Bu yılın zorlu koşullarında geçen yılın 35 milyar dolar turizm gelirini yakalamak da zordur.

YATIRIM VE TASARRUF SİLAHLARI

Türkiye dolar ile olan muharebesini yalnız kendi sahasında değil her alanda yapmaktadır.

Bu nedenle, tüketime dayalı ithalatı kısmalı, yurt dışı hizmet ve inşaat gelirleri artırılmalıdır.

Nakliye, sofistik lojistik ve taahhüt gelirlerimizi artırmak komşularımızla ilişkilere bağlıdır.

Bu ilişkilere ve Asya’nın da dahil olduğu enerji-yol projelerine her daim önem vermelidir.

Yurt içinde güven unsurunu pekiştirecek şekilde tasarruf yapmalı; yatırımları planlamalıyız.

Bu anlamda “tasarruf” yalnız biriktiren değil önceliklere yönlendiren bir tercih demetidir.

Yatırım önceliklerinde çabuk ödeyen, çokça paylaşılan yazılım gibi alanlara da yer açmalıyız.

İŞSİZLİKLE VE YOKSULLUKLA MÜCADELE

Türkiye’nin iktisadi savaşımında işsizlikle mücadele ile istihdam yapısı yaşamsal önemdedir.

9,6 milyonu kayıtsız olmak üzere ‘çalışabileceklerin’ üçte biri; 28 milyon çalışanımız vardır.

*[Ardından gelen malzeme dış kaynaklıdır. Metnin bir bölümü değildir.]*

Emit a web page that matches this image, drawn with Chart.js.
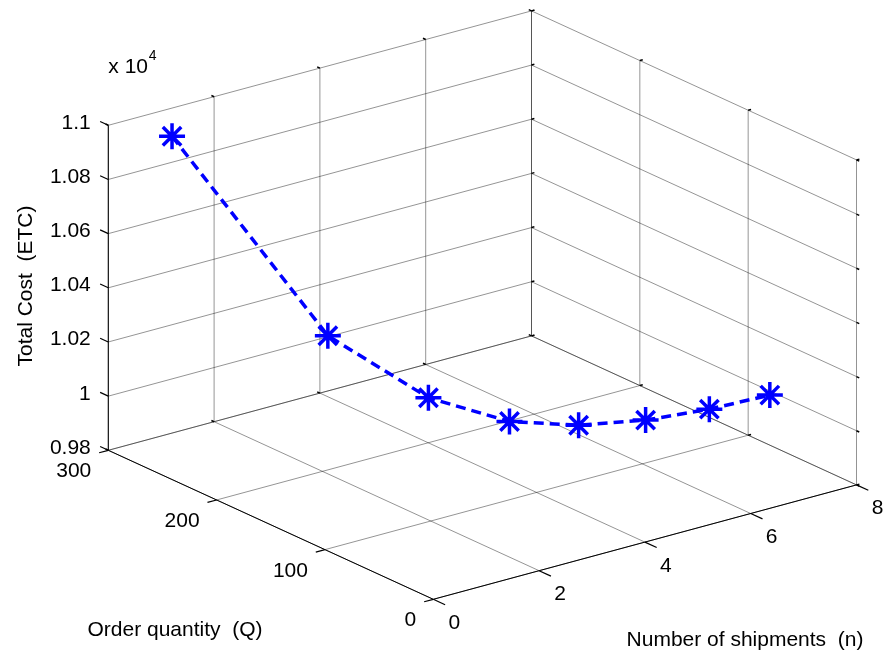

Kamu görevi haricinde 13,8 milyon çalışanımızdan 4 milyonuna son “krizde” destek olundu.

2 milyon 111 bin haneye muhtaçlık yardımı verilmekte ve de dolaylı vergi %72 düzeyindedir.

Sendikal haklar gerilemiştir, aktüeryal denge neredeyse 1/1 olup idealden 3,5 misli uzaktır.

Ülkemizde 4.5 milyonu “resmi” bir o kadarda iş aramaktan vazgeçmiş 8 milyon işsiz vardır.

Bu tablo, zafer halinde kapitalizmi de yeneceğimiz, ulusal iktisadi bir savaşı dayatmaktadır.

Eldeki olanakları uygun şekilde değerlendirmek erişilebilir hedeflerle yönelmek zorundayız.

TARIM/ENERJİ, ENDÜSTRİ/EĞİTİM

Önümüzdeki sorun, paramızın gerçek değerinde tutulması sorunudur; muharebedir!

Gerçekten kimi “paketlerle”, bazı uluslararası anlaşmalarla, bu doğrultuda savaşılıyor.

Karşımızdaki “büyük/temel sorun” ise ekonomide istikrarı yakalamak, büyümeyi sağlamaktır.

Her iki sorun da iç içedir; asıl amaç ekonomik muharebeleri ve “büyük savaşı” kazanmaktır.

Bu doğrultuda Türkiye planlı kalkınmaya yönelmeli tarımda enerjide milli siyaset izlemelidir.

Küçük-orta işletmeleri destekleyerek, kooperatifleri ihya ederek pazarına refah getirmelidir.

Bankasını finansını üretimin arkasına koymalı; endüstri ile eğitimin bağını geliştirmelidir.

Vergide adaleti-ücretlerde hakkaniyeti sağlayarak, istihdamı alabildiğine desteklemelidir.

Gerçekte paranın arkasındaki değer, sanayidir, teknolojidir, hatta sanattır, bilimdir, ordudur…

Bir ülke halkının refahıysa o ülkenin saygınlığının ve her savaşımdaki başarısının teminatıdır.